BEGIN Extracted data
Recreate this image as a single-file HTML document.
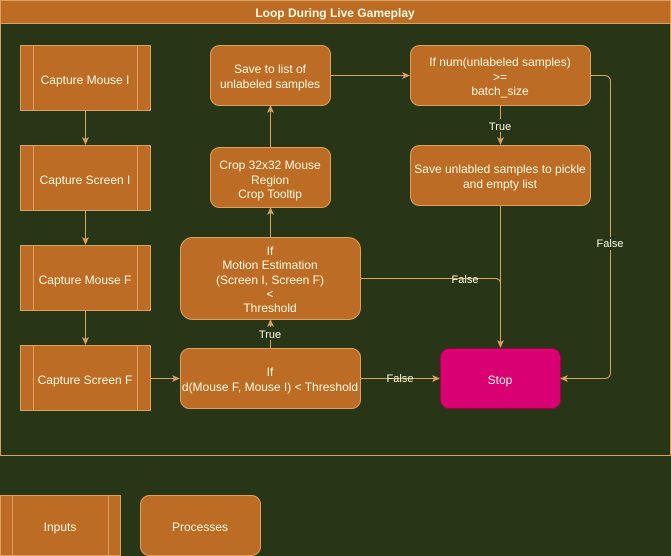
END Extracted data
BEGIN Extracted data
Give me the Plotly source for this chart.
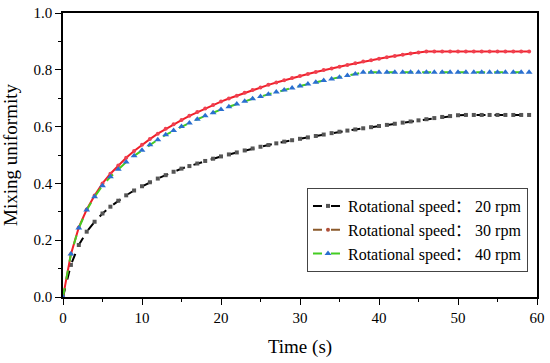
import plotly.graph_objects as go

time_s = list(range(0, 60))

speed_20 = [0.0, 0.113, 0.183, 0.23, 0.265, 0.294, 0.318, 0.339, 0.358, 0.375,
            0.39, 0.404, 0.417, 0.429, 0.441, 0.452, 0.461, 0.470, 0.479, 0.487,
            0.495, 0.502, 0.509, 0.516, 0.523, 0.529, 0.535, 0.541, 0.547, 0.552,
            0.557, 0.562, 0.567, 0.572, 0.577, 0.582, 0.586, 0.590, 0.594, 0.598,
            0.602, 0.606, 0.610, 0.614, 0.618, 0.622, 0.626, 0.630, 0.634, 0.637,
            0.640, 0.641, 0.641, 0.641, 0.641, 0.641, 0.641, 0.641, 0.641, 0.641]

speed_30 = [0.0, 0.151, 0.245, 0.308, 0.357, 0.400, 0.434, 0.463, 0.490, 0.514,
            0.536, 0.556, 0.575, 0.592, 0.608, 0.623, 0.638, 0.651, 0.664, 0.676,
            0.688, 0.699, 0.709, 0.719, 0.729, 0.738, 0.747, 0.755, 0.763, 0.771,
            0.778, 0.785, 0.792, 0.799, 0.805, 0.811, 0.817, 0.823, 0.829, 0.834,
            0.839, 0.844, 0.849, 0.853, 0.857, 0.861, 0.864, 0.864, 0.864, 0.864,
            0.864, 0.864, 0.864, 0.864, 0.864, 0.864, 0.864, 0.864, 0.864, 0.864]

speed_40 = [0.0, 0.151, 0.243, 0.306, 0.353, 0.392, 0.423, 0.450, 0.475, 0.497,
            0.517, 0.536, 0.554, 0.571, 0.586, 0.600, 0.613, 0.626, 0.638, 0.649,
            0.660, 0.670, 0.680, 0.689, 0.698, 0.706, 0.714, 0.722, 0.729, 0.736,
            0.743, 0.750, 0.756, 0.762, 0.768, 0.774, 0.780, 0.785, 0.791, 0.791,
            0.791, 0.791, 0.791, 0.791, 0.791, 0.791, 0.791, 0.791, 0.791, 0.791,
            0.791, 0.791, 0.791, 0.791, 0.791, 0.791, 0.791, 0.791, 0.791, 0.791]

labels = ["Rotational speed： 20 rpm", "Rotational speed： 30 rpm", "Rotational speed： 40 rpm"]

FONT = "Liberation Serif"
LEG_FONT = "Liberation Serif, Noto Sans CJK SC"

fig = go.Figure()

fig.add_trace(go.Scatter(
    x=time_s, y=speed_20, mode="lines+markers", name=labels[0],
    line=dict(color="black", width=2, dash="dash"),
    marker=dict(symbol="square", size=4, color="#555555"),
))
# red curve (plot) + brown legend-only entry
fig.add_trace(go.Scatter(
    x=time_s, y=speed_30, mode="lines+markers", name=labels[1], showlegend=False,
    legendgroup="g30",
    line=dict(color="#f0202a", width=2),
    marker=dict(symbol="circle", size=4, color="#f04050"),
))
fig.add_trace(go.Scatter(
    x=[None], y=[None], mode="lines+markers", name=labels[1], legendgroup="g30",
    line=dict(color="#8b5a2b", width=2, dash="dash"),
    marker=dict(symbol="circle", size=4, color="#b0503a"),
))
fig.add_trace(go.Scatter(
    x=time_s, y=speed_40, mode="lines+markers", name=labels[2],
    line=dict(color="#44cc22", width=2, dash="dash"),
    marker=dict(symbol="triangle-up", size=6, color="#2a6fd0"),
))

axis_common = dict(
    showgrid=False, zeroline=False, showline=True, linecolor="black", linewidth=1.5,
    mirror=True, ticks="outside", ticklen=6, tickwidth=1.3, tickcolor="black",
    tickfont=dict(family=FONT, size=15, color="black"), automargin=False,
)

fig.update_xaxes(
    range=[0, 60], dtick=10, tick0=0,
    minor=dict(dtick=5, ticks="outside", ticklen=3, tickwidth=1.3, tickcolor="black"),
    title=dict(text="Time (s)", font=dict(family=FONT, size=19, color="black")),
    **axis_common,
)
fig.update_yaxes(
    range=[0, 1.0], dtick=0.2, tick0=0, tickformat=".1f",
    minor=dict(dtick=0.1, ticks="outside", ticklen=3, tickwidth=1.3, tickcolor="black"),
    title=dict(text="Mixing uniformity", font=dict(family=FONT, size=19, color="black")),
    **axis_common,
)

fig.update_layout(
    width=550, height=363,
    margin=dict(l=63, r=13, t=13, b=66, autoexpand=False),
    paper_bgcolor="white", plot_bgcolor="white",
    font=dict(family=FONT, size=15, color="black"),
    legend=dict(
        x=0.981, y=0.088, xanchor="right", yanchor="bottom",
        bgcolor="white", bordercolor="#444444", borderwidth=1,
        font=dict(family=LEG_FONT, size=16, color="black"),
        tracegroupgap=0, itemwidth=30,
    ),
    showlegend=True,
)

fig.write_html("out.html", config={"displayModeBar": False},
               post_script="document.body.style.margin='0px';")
END Extracted data
● Aim: Quote exactly what appears from the line containing "Give me the Plotly source for this chart." through the line containing "time_s = list(range(0, 60))", both included, except for the pictures, and nothing more.

● Right answer:
Give me the Plotly source for this chart.
import plotly.graph_objects as go

time_s = list(range(0, 60))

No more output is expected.